Retype only what runs from the first line of the listing to the line holding "363, 645, 1150];", both included. Do not retype the pictures.
== RAW DATA ==
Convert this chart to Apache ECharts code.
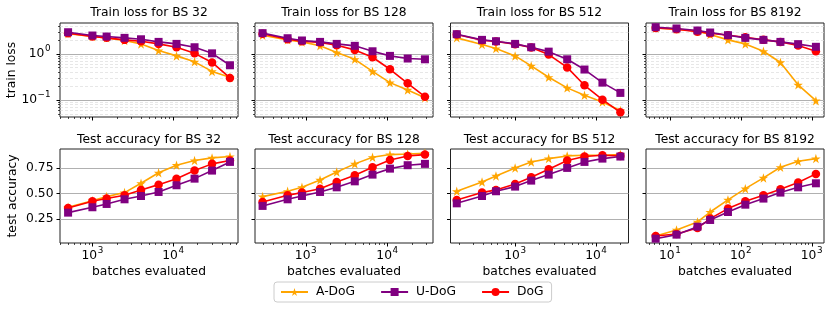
<!DOCTYPE html>
<html><head><meta charset="utf-8">
<script src="https://cdn.jsdelivr.net/npm/echarts@6/dist/echarts.min.js"></script>
<style>html,body{margin:0;padding:0;background:#fff}#c{width:831px;height:311px}</style>
</head><body><div id="c"></div><script>
const FONT = 'DejaVu Sans';
const FS = 12.3;
const batchSizes = ['32', '128', '512', '8192'];
const methods = ['A-DoG', 'U-DoG', 'DoG'];
const colors = { 'A-DoG': '#FFA500', 'U-DoG': '#800080', 'DoG': '#FF0000' };

// batches evaluated (x) per batch size
const x32   = [500, 1000, 1500, 2500, 4000, 6600, 11000, 18400, 30300, 50500];
const x128  = [296, 600, 900, 1500, 2400, 4000, 6600, 10800, 17800, 29000];
const x512  = [190, 390, 580, 1000, 1580, 2600, 4400, 7200, 12000, 20000];
const x8192 = [6.3, 12.4, 24.5, 37, 66, 116, 209, 363, 645, 1150];

// train loss
const lossA32 = [2.68, 2.34, 2.19, 1.92, 1.62, 1.16, 0.89, 0.66, 0.41, 0.306];
const lossU32 = [2.9, 2.46, 2.34, 2.19, 2.04, 1.79, 1.62, 1.37, 1.01, 0.557];
const lossD32 = [2.77, 2.34, 2.19, 1.98, 1.85, 1.62, 1.37, 1.01, 0.64, 0.296];
const lossA128 = [2.5, 1.98, 1.79, 1.47, 1.05, 0.75, 0.41, 0.234, 0.162, 0.11];
const lossU128 = [2.77, 2.15, 1.92, 1.79, 1.62, 1.47, 1.12, 0.89, 0.78, 0.75];
const lossD128 = [2.68, 2.04, 1.85, 1.73, 1.52, 1.2, 0.83, 0.456, 0.226, 0.116];
const lossA512 = [2.19, 1.57, 1.28, 0.89, 0.54, 0.306, 0.18, 0.124, 0.089, 0.058];
const lossU512 = [2.63, 1.98, 1.85, 1.62, 1.37, 1.1, 0.75, 0.45, 0.234, 0.14];
const lossD512 = [2.6, 1.95, 1.82, 1.6, 1.35, 0.95, 0.50, 0.205, 0.1, 0.053];
const lossA8192 = [3.6, 3.38, 3.06, 2.59, 1.98, 1.62, 1.12, 0.64, 0.21, 0.095];
const lossU8192 = [3.73, 3.5, 3.16, 2.86, 2.5, 2.19, 1.98, 1.79, 1.6, 1.4];
const lossD8192 = [3.6, 3.38, 2.96, 2.77, 2.5, 2.26, 1.98, 1.79, 1.49, 1.12];

// test accuracy
const accA32 = [0.366, 0.43, 0.469, 0.508, 0.598, 0.70, 0.773, 0.818, 0.844, 0.857];
const accU32 = [0.314, 0.366, 0.398, 0.443, 0.475, 0.514, 0.579, 0.643, 0.721, 0.805];
const accD32 = [0.359, 0.424, 0.45, 0.482, 0.534, 0.585, 0.643, 0.721, 0.786, 0.818];
const accA128 = [0.469, 0.521, 0.559, 0.63, 0.708, 0.786, 0.85, 0.876, 0.882, 0.889];
const accU128 = [0.379, 0.443, 0.475, 0.514, 0.559, 0.617, 0.682, 0.74, 0.773, 0.786];
const accD128 = [0.417, 0.482, 0.508, 0.546, 0.611, 0.676, 0.753, 0.824, 0.863, 0.876];
const accA512 = [0.52, 0.611, 0.669, 0.747, 0.805, 0.837, 0.863, 0.869, 0.869, 0.876];
const accU512 = [0.404, 0.475, 0.521, 0.566, 0.624, 0.682, 0.747, 0.805, 0.837, 0.857];
const accD512 = [0.437, 0.508, 0.534, 0.592, 0.656, 0.734, 0.818, 0.857, 0.869, 0.863];
const accA8192 = [0.088, 0.146, 0.224, 0.32, 0.437, 0.546, 0.65, 0.753, 0.811, 0.837];
const accU8192 = [0.062, 0.101, 0.178, 0.243, 0.32, 0.391, 0.45, 0.508, 0.559, 0.598];
const accD8192 = [0.088, 0.107, 0.165, 0.256, 0.353, 0.424, 0.482, 0.54, 0.605, 0.689];

// axis ranges and ticks
const xMins = [397, 239, 159, 4.6];
const xMaxs = [63500, 36400, 25200, 1496];
const lossMin = 0.042, lossMax = 4.6;
const accMin = 0.02, accMax = 0.93;
const lossTicks = [0.1, 1];
const accTicks = [0.25, 0.5, 0.75];

const xs = [x32, x128, x512, x8192];
const loss = [
  { 'A-DoG': lossA32, 'U-DoG': lossU32, 'DoG': lossD32 },
  { 'A-DoG': lossA128, 'U-DoG': lossU128, 'DoG': lossD128 },
  { 'A-DoG': lossA512, 'U-DoG': lossU512, 'DoG': lossD512 },
  { 'A-DoG': lossA8192, 'U-DoG': lossU8192, 'DoG': lossD8192 }
];
const acc = [
  { 'A-DoG': accA32, 'U-DoG': accU32, 'DoG': accD32 },
  { 'A-DoG': accA128, 'U-DoG': accU128, 'DoG': accD128 },
  { 'A-DoG': accA512, 'U-DoG': accU512, 'DoG': accD512 },
  { 'A-DoG': accA8192, 'U-DoG': accU8192, 'DoG': accD8192 }
];

const STAR = 'path://M0,-1L0.2245,-0.309L0.951,-0.309L0.363,0.118L0.588,0.809L0,0.382L-0.588,0.809L-0.363,0.118L-0.951,-0.309L-0.2245,-0.309Z';
const symbols = { 'A-DoG': STAR, 'U-DoG': 'rect', 'DoG': 'circle' };
const symSizes = { 'A-DoG': 9.5, 'U-DoG': 8, 'DoG': 8.5 };

const lefts = [60, 255, 450.5, 646];
const W = 178;
const tops = [23, 149];
const H = 94;

function powLabel(v) {
  const e = Math.log10(v);
  const r = Math.round(e);
  if (Math.abs(e - r) > 1e-6) return '';
  return '{b|10}{s|' + String(r).replace('-', '\u2212') + '}';
}
const powRich = {
  b: { fontFamily: FONT, fontSize: FS, color: '#000' },
  s: { fontFamily: FONT, fontSize: 8.8, color: '#000', padding: [0, 0, 10, 0.5] }
};

function minorLogValues(lo, hi) {
  const out = [];
  for (let k = Math.floor(Math.log10(lo)) - 1; k <= Math.ceil(Math.log10(hi)); k++) {
    for (let m = 2; m <= 9; m++) {
      const v = m * Math.pow(10, k);
      if (v > lo && v < hi) out.push(v);
    }
  }
  return out;
}
function majorLogValues(lo, hi) {
  const out = [];
  for (let k = Math.floor(Math.log10(lo)); k <= Math.ceil(Math.log10(hi)); k++) {
    const v = Math.pow(10, k);
    if (v >= lo && v <= hi) out.push(v);
  }
  return out;
}

function renderDecor(params, api) {
  const kind = api.value(2);
  const p = api.coord([api.value(0), api.value(1)]);
  const cs = params.coordSys;
  let shape, style;
  if (kind === 0 || kind === 1) {
    const L = kind === 0 ? 3.5 : 2;
    const x = Math.round(p[0]) + 0.5;
    const y = cs.y + cs.height;
    shape = { x1: x, y1: y, x2: x, y2: y + L };
    style = { stroke: '#000', lineWidth: kind === 0 ? 1 : 0.7 };
  } else if (kind === 2 || kind === 3) {
    const L = kind === 2 ? 3.5 : 2;
    const y = Math.round(p[1]) + 0.5;
    shape = { x1: cs.x, y1: y, x2: cs.x - L, y2: y };
    style = { stroke: '#000', lineWidth: kind === 2 ? 1 : 0.7 };
  } else if (kind === 4) {
    const y = Math.round(p[1]) + 0.5;
    shape = { x1: cs.x, y1: y, x2: cs.x + cs.width, y2: y };
    style = { stroke: '#b0b0b0', lineWidth: 1 };
  } else {
    const y = Math.round(p[1]) + 0.5;
    shape = { x1: cs.x, y1: y, x2: cs.x + cs.width, y2: y };
    style = { stroke: '#dcdcdc', lineWidth: 0.7, lineDash: [3, 2] };
  }
  return { type: 'line', shape: shape, style: style, silent: true };
}

const grid = [], xAxis = [], yAxis = [], series = [], graphic = [];
const baseText = { fontFamily: FONT, fontSize: FS, color: '#000' };

for (let r = 0; r < 2; r++) {
  for (let c = 0; c < 4; c++) {
    const gi = r * 4 + c;
    grid.push({ left: lefts[c], top: tops[r], width: W, height: H, show: true,
      borderColor: '#222', borderWidth: 1, backgroundColor: 'transparent', containLabel: false });
    xAxis.push({
      type: 'log', logBase: 10, gridIndex: gi, min: xMins[c], max: xMaxs[c],
      axisLine: { show: false }, axisTick: { show: false }, splitLine: { show: false },
      minorTick: { show: false }, minorSplitLine: { show: false },
      axisLabel: { show: r === 1, formatter: powLabel, rich: powRich, margin: 3, ...baseText, showMinLabel: false, showMaxLabel: false, hideOverlap: false },
      name: r === 1 ? 'batches evaluated' : '', nameLocation: 'middle', nameGap: 23,
      nameTextStyle: baseText
    });
    if (r === 0) {
      yAxis.push({
        type: 'log', logBase: 10, gridIndex: gi, min: lossMin, max: lossMax,
        axisLine: { show: false }, axisTick: { show: false }, splitLine: { show: false },
        axisLabel: { show: c === 0, formatter: powLabel, rich: powRich, margin: 9.5, ...baseText, showMinLabel: false, showMaxLabel: false },
        name: c === 0 ? 'train loss' : '', nameLocation: 'middle', nameGap: 41, nameTextStyle: baseText
      });
    } else {
      yAxis.push({
        type: 'value', gridIndex: gi, min: accMin, max: accMax,
        axisLine: { show: false }, axisTick: { show: false }, splitLine: { show: false },
        axisLabel: { show: c === 0, customValues: accTicks, formatter: v => v.toFixed(2), margin: 6.5, ...baseText },
        name: c === 0 ? 'test accuracy' : '', nameLocation: 'middle', nameGap: 41, nameTextStyle: baseText
      });
    }
    // decorations: ticks and grid lines
    const yLo = r === 0 ? lossMin : accMin;
    const decor = [];
    majorLogValues(xMins[c], xMaxs[c]).forEach(v => decor.push([v, yLo, 0]));
    minorLogValues(xMins[c], xMaxs[c]).forEach(v => decor.push([v, yLo, 1]));
    if (r === 0) {
      minorLogValues(lossMin, lossMax).forEach(v => { decor.push([xMins[c], v, 5]); decor.push([xMins[c], v, 3]); });
      lossTicks.forEach(v => { decor.push([xMins[c], v, 4]); decor.push([xMins[c], v, 2]); });
    } else {
      accTicks.forEach(v => { decor.push([xMins[c], v, 4]); decor.push([xMins[c], v, 2]); });
    }
    series.push({ type: 'custom', name: 'decor' + gi, xAxisIndex: gi, yAxisIndex: gi, data: decor,
      renderItem: renderDecor, z: 1, silent: true, clip: false, tooltip: { show: false } });

    const src = r === 0 ? loss[c] : acc[c];
    ['A-DoG', 'DoG', 'U-DoG'].forEach((m, mi) => {
      series.push({
        type: 'line', name: m, xAxisIndex: gi, yAxisIndex: gi,
        data: xs[c].map((x, i) => [x, src[m][i]]),
        symbol: symbols[m], symbolSize: symSizes[m], showSymbol: true,
        lineStyle: { color: colors[m], width: 1.6 },
        itemStyle: { color: colors[m], borderWidth: 0 },
        z: 3 + mi, animation: false, clip: false
      });
    });

    graphic.push({ type: 'text', x: lefts[c] + W / 2, y: r === 0 ? 13 : 139.5,
      style: { text: (r === 0 ? 'Train loss for BS ' : 'Test accuracy for BS ') + batchSizes[c],
        font: FS + 'px "' + FONT + '"', fill: '#000', align: 'center', verticalAlign: 'middle',
        textAlign: 'center', textVerticalAlign: 'middle' } });
  }
}

const chart = echarts.init(document.getElementById('c'), null, { renderer: 'canvas' });
chart.setOption({
  animation: false,
  backgroundColor: '#fff',
  grid, xAxis, yAxis, series, graphic,
  legend: {
    data: methods, left: 274, top: 282, orient: 'horizontal',
    itemWidth: 27, itemHeight: 10, itemGap: 25,
    padding: [4, 8, 4, 6], borderColor: '#cccccc', borderWidth: 1, borderRadius: 3,
    backgroundColor: '#fff',
    textStyle: { fontFamily: FONT, fontSize: FS, color: '#000', padding: [0, 0, 0, 3] },
    selectedMode: false
  }
});
</script></body></html>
===
=== RESPONSE TO THIS EXERCISE ===
Convert this chart to Apache ECharts code.
<!DOCTYPE html>
<html><head><meta charset="utf-8">
<script src="https://cdn.jsdelivr.net/npm/echarts@6/dist/echarts.min.js"></script>
<style>html,body{margin:0;padding:0;background:#fff}#c{width:831px;height:311px}</style>
</head><body><div id="c"></div><script>
const FONT = 'DejaVu Sans';
const FS = 12.3;
const batchSizes = ['32', '128', '512', '8192'];
const methods = ['A-DoG', 'U-DoG', 'DoG'];
const colors = { 'A-DoG': '#FFA500', 'U-DoG': '#800080', 'DoG': '#FF0000' };

// batches evaluated (x) per batch size
const x32   = [500, 1000, 1500, 2500, 4000, 6600, 11000, 18400, 30300, 50500];
const x128  = [296, 600, 900, 1500, 2400, 4000, 6600, 10800, 17800, 29000];
const x512  = [190, 390, 580, 1000, 1580, 2600, 4400, 7200, 12000, 20000];
const x8192 = [6.3, 12.4, 24.5, 37, 66, 116, 209, 363, 645, 1150];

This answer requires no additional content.